▶ SUPPLIED INFORMATION:
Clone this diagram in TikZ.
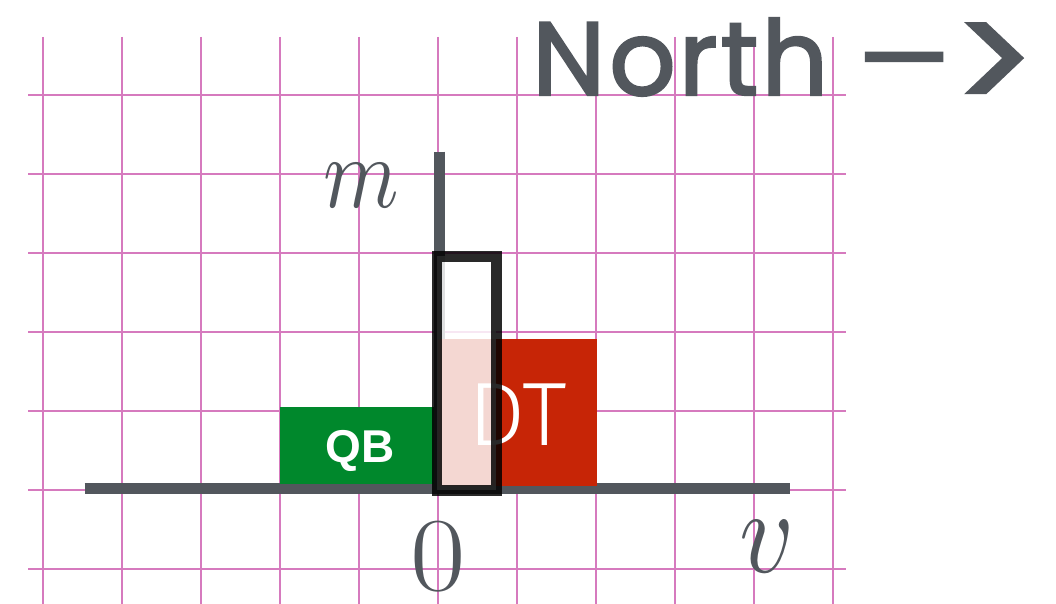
\documentclass[tikz,border=0pt]{standalone}
\usepackage{fontspec}
\newfontfamily\qbfont{Liberation Sans}
\newfontfamily\dtfont{Fira Sans Light}
\newfontfamily\northfont{Poppins}[FakeBold=2.2]
\newfontfamily\zerofont{Latin Modern Roman}[FakeStretch=1.15]
\definecolor{axisgray}{RGB}{82,87,93}
\definecolor{gridpink}{RGB}{214,122,190}
\definecolor{qbgreen}{RGB}{0,136,44}
\definecolor{dtred}{RGB}{199,37,6}
\tikzset{
  gridline/.style={draw=gridpink, line width=2pt},
  axisline/.style={draw=axisgray, line width=10.6pt},
  hilite/.style={draw=black, draw opacity=0.84, line width=10.5pt, fill=white, fill opacity=0.82},
  mathlbl/.style={text=axisgray, inner sep=0pt, outer sep=0pt},
}
\begin{document}
\begin{tikzpicture}[x=1pt,y=-1pt]
\useasboundingbox[fill=white] (0,0) rectangle (1056,604);
% grid
\foreach \gx in {43,122,201,280,359,438,517,596,675,754,833}
  \draw[gridline] (\gx,37) -- (\gx,604);
\foreach \gy in {95.3,174.3,253.3,332.3,411.3,490.3,569.3}
  \draw[gridline] (28,\gy) -- (846,\gy);
% axes
\coordinate (xl) at (84.5,488.6);
\coordinate (xr) at (790,488.6);
\coordinate (yt) at (439.7,151.7);
\coordinate (yb) at (439.7,488.6);
\draw[axisline] (xl) -- (xr);
\draw[axisline] (yt) -- (yb);
% bars
\fill[qbgreen] (280,406.7) rectangle (433.5,483.5);
\fill[dtred] (438,339) rectangle (596.7,485.7);
\node[text=white, font=\qbfont\bfseries\fontsize{46}{50}\selectfont, anchor=base, inner sep=0pt] (qb) at (360,462.7) {QB};
\node[text=white, font=\dtfont\fontsize{90}{96}\selectfont, anchor=base, inner sep=0pt] (dt) at (518,445) {DT};
% highlight box
\draw[hilite] (437,256.4) rectangle (496.4,490.4);
% labels
\node[mathlbl, xscale=8.6, yscale=10.2] (m) at (361,185.5) {$m$};
\node[mathlbl, font=\zerofont\fontsize{105}{110}\selectfont, anchor=base] (zero) at (438.5,590) {0};
\node[mathlbl, xscale=10.6, yscale=12] (v) at (767,546.5) {$v$};
% north
\node[text=axisgray, font=\northfont\fontsize{104}{110}\selectfont, anchor=base west, inner sep=0pt] (north) at (532,95)
  {N\kern4pt o\kern3pt r\kern3pt t\kern3pt h\hspace{30pt}—\kern4pt\raisebox{-18pt}{\fontsize{150}{150}\selectfont >}};
\end{tikzpicture}
\end{document}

▶ DESCRIPTION OF THE TASK: Make an exact copy of the data, leaving its pictures out.

▶ RESULT FOR THIS EXERCISE:
Clone this diagram in TikZ.
\documentclass[tikz,border=0pt]{standalone}
\usepackage{fontspec}
\newfontfamily\qbfont{Liberation Sans}
\newfontfamily\dtfont{Fira Sans Light}
\newfontfamily\northfont{Poppins}[FakeBold=2.2]
\newfontfamily\zerofont{Latin Modern Roman}[FakeStretch=1.15]
\definecolor{axisgray}{RGB}{82,87,93}
\definecolor{gridpink}{RGB}{214,122,190}
\definecolor{qbgreen}{RGB}{0,136,44}
\definecolor{dtred}{RGB}{199,37,6}
\tikzset{
  gridline/.style={draw=gridpink, line width=2pt},
  axisline/.style={draw=axisgray, line width=10.6pt},
  hilite/.style={draw=black, draw opacity=0.84, line width=10.5pt, fill=white, fill opacity=0.82},
  mathlbl/.style={text=axisgray, inner sep=0pt, outer sep=0pt},
}
\begin{document}
\begin{tikzpicture}[x=1pt,y=-1pt]
\useasboundingbox[fill=white] (0,0) rectangle (1056,604);
% grid
\foreach \gx in {43,122,201,280,359,438,517,596,675,754,833}
  \draw[gridline] (\gx,37) -- (\gx,604);
\foreach \gy in {95.3,174.3,253.3,332.3,411.3,490.3,569.3}
  \draw[gridline] (28,\gy) -- (846,\gy);
% axes
\coordinate (xl) at (84.5,488.6);
\coordinate (xr) at (790,488.6);
\coordinate (yt) at (439.7,151.7);
\coordinate (yb) at (439.7,488.6);
\draw[axisline] (xl) -- (xr);
\draw[axisline] (yt) -- (yb);
% bars
\fill[qbgreen] (280,406.7) rectangle (433.5,483.5);
\fill[dtred] (438,339) rectangle (596.7,485.7);
\node[text=white, font=\qbfont\bfseries\fontsize{46}{50}\selectfont, anchor=base, inner sep=0pt] (qb) at (360,462.7) {QB};
\node[text=white, font=\dtfont\fontsize{90}{96}\selectfont, anchor=base, inner sep=0pt] (dt) at (518,445) {DT};
% highlight box
\draw[hilite] (437,256.4) rectangle (496.4,490.4);
% labels
\node[mathlbl, xscale=8.6, yscale=10.2] (m) at (361,185.5) {$m$};
\node[mathlbl, font=\zerofont\fontsize{105}{110}\selectfont, anchor=base] (zero) at (438.5,590) {0};
\node[mathlbl, xscale=10.6, yscale=12] (v) at (767,546.5) {$v$};
% north
\node[text=axisgray, font=\northfont\fontsize{104}{110}\selectfont, anchor=base west, inner sep=0pt] (north) at (532,95)
  {N\kern4pt o\kern3pt r\kern3pt t\kern3pt h\hspace{30pt}—\kern4pt\raisebox{-18pt}{\fontsize{150}{150}\selectfont >}};
\end{tikzpicture}
\end{document}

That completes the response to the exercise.